# GIVEN PROBLEM:
Give the number of lines in the data that hold the string "chart". Nothing else is needed.
•••
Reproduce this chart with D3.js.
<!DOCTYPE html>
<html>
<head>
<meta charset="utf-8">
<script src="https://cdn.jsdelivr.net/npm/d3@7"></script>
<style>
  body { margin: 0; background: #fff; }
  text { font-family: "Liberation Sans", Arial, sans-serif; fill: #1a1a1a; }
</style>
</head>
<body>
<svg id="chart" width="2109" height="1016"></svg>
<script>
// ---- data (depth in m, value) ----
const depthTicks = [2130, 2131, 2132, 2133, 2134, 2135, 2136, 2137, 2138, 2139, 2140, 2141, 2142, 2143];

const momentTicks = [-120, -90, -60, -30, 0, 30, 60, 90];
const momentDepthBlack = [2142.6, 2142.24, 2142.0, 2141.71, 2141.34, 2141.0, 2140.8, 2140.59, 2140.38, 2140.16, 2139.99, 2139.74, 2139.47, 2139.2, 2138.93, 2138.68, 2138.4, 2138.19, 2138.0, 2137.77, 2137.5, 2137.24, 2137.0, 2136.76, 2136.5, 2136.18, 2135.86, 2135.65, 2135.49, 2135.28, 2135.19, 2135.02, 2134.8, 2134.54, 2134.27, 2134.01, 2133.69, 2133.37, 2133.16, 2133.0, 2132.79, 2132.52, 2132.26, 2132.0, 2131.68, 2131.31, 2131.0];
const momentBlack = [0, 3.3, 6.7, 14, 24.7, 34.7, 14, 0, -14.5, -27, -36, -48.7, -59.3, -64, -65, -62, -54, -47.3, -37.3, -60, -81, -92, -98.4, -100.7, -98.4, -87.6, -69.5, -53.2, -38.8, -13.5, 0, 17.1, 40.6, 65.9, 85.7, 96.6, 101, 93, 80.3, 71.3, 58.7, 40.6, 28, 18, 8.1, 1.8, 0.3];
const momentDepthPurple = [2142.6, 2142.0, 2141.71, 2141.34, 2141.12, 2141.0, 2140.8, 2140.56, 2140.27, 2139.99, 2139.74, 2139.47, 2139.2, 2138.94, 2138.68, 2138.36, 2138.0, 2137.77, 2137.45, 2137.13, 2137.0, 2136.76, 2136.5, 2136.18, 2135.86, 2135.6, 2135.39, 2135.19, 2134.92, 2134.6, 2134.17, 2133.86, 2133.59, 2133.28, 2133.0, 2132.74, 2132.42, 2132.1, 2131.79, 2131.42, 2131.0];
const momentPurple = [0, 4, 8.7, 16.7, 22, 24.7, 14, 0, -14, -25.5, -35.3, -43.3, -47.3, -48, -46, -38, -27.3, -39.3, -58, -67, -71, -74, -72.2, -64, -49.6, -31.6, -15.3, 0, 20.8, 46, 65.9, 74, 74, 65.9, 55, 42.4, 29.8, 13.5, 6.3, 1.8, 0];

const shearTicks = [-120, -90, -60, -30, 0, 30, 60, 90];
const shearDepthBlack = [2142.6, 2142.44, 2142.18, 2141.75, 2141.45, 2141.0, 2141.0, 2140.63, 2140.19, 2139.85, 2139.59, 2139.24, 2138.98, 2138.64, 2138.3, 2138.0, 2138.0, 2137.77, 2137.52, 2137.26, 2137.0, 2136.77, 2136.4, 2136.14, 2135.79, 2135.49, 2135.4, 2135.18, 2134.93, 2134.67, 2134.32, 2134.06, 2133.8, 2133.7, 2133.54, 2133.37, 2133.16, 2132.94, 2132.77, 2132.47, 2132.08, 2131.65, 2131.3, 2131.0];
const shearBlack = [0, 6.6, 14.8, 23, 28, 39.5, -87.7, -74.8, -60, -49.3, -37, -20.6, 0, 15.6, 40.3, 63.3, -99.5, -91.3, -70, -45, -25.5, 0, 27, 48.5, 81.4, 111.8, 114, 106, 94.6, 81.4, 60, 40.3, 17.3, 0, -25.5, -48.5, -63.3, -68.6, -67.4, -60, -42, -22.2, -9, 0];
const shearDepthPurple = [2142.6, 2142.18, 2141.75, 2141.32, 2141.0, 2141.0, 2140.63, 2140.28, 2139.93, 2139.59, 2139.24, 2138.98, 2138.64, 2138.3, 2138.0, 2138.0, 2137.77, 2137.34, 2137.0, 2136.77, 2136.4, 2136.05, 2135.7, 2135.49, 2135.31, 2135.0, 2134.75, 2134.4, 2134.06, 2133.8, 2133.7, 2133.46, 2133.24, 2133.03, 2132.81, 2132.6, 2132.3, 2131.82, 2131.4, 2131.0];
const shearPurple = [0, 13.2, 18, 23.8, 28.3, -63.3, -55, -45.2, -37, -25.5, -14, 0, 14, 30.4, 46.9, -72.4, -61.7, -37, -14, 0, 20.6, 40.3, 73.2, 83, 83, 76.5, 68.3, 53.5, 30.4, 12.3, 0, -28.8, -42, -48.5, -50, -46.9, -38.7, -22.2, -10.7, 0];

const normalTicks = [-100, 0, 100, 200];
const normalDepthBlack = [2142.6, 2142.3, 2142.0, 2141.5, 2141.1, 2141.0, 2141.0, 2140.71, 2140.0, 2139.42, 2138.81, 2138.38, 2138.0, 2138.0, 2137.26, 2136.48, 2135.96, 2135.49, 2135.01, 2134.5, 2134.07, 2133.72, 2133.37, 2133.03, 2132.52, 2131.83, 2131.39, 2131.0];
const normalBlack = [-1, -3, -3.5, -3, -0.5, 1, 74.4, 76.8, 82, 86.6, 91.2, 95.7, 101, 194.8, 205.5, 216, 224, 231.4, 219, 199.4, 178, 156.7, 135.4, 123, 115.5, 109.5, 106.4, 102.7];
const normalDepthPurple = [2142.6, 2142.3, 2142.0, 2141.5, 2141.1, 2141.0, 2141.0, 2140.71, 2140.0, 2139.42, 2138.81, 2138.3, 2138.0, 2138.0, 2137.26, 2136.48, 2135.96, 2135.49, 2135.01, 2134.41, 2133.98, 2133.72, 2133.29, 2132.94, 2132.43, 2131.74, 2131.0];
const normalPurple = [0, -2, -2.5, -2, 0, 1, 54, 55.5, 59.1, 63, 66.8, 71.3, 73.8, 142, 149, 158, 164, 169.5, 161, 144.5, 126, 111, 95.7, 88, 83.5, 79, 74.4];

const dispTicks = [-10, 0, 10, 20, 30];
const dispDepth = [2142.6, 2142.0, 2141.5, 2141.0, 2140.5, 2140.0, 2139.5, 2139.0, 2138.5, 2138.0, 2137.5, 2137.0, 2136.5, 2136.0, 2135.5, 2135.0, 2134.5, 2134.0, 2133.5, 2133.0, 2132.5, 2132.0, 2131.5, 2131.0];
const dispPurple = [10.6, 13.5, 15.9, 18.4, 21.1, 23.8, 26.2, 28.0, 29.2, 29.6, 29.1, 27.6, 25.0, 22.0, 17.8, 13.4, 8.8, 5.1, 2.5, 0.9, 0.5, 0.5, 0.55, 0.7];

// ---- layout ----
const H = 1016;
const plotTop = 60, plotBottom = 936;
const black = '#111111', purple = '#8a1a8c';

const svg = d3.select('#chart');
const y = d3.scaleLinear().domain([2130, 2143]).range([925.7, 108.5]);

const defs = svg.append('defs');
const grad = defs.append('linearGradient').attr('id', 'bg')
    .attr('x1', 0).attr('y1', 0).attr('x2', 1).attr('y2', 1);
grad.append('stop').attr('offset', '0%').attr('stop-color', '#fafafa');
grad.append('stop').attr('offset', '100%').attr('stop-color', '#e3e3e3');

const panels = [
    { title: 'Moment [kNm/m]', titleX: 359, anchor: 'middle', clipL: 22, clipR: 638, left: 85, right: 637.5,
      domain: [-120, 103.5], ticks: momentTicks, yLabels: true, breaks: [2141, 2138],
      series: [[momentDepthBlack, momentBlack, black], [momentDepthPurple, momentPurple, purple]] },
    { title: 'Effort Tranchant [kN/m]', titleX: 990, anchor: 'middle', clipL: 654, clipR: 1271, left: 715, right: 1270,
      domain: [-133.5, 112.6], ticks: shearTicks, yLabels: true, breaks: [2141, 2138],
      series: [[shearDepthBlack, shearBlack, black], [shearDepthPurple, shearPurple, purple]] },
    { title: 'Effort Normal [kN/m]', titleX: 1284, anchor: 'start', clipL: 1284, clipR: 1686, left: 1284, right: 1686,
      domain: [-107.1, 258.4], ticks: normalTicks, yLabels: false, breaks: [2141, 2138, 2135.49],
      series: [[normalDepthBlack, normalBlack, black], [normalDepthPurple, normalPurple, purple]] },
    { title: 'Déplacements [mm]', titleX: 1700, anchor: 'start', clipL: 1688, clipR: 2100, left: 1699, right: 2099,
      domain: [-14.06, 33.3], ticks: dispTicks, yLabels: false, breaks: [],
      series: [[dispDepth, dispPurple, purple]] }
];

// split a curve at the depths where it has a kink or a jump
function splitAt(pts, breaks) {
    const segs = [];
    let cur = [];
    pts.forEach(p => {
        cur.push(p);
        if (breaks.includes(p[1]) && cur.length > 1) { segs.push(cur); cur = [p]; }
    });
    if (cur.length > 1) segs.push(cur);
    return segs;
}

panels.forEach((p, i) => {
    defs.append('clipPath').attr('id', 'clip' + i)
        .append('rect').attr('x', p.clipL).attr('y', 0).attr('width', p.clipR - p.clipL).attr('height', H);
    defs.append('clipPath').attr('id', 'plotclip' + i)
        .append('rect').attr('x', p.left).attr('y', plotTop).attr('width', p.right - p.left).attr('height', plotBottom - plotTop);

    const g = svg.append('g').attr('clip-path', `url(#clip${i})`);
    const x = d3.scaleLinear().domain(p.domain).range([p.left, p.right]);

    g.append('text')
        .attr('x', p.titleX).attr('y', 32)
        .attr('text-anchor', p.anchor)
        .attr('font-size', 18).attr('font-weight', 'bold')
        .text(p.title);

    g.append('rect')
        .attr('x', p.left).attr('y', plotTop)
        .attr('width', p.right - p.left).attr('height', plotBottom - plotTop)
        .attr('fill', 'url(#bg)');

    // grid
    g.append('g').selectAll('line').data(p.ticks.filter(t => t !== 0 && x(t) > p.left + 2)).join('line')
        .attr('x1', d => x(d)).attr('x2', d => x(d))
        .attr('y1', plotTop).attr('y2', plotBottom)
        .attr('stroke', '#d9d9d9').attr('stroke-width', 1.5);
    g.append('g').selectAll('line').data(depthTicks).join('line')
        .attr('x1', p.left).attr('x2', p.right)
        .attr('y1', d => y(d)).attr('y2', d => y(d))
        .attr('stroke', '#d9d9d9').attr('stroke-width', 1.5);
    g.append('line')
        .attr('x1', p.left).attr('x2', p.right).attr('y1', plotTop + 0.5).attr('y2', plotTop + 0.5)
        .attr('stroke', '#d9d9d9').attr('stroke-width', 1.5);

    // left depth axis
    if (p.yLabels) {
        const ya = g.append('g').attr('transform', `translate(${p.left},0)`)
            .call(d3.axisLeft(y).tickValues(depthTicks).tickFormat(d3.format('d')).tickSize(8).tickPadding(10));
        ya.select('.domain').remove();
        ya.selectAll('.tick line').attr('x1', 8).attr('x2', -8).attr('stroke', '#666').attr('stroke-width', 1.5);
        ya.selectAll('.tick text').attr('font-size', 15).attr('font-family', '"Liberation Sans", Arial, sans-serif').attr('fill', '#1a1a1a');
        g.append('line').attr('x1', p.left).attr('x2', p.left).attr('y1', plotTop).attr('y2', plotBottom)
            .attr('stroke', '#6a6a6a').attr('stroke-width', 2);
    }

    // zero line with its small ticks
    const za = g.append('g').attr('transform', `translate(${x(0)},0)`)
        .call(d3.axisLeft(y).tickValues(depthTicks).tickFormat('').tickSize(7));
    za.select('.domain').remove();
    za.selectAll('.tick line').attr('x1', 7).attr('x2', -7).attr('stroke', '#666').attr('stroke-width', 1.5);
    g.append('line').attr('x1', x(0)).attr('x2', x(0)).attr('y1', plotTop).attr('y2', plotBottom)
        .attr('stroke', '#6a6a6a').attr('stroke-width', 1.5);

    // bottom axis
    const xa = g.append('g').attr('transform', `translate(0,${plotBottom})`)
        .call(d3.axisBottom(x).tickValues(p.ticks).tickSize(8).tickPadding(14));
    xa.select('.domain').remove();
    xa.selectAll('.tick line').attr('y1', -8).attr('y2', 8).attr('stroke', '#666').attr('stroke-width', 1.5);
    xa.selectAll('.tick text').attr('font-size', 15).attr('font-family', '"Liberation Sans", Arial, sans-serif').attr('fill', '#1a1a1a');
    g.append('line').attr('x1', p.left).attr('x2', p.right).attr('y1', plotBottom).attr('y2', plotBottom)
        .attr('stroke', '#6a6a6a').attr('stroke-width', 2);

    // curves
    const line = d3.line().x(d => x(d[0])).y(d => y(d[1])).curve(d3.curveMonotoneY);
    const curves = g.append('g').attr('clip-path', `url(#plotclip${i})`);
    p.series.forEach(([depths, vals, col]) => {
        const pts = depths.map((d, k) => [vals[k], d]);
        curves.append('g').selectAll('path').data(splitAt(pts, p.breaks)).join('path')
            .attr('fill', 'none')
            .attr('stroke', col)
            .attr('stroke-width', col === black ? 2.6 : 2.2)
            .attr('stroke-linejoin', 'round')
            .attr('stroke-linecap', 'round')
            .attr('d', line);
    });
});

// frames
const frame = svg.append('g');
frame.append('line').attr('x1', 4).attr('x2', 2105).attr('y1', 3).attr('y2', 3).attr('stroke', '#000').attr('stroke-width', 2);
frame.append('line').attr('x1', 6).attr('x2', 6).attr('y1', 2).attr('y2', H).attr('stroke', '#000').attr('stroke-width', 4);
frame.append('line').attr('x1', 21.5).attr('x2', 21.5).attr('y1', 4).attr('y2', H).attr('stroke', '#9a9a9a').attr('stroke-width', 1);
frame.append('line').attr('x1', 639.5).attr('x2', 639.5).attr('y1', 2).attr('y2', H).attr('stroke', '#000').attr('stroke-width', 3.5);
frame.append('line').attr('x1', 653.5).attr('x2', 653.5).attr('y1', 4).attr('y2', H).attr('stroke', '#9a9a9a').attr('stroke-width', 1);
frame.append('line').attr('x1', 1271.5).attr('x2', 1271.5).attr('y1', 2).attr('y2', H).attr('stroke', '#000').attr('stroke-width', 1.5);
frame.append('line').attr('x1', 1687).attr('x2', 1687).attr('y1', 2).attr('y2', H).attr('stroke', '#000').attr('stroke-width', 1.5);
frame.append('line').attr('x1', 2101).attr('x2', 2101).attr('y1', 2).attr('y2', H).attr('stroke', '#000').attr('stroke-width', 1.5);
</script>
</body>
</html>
•••
# FINAL RESULT:
3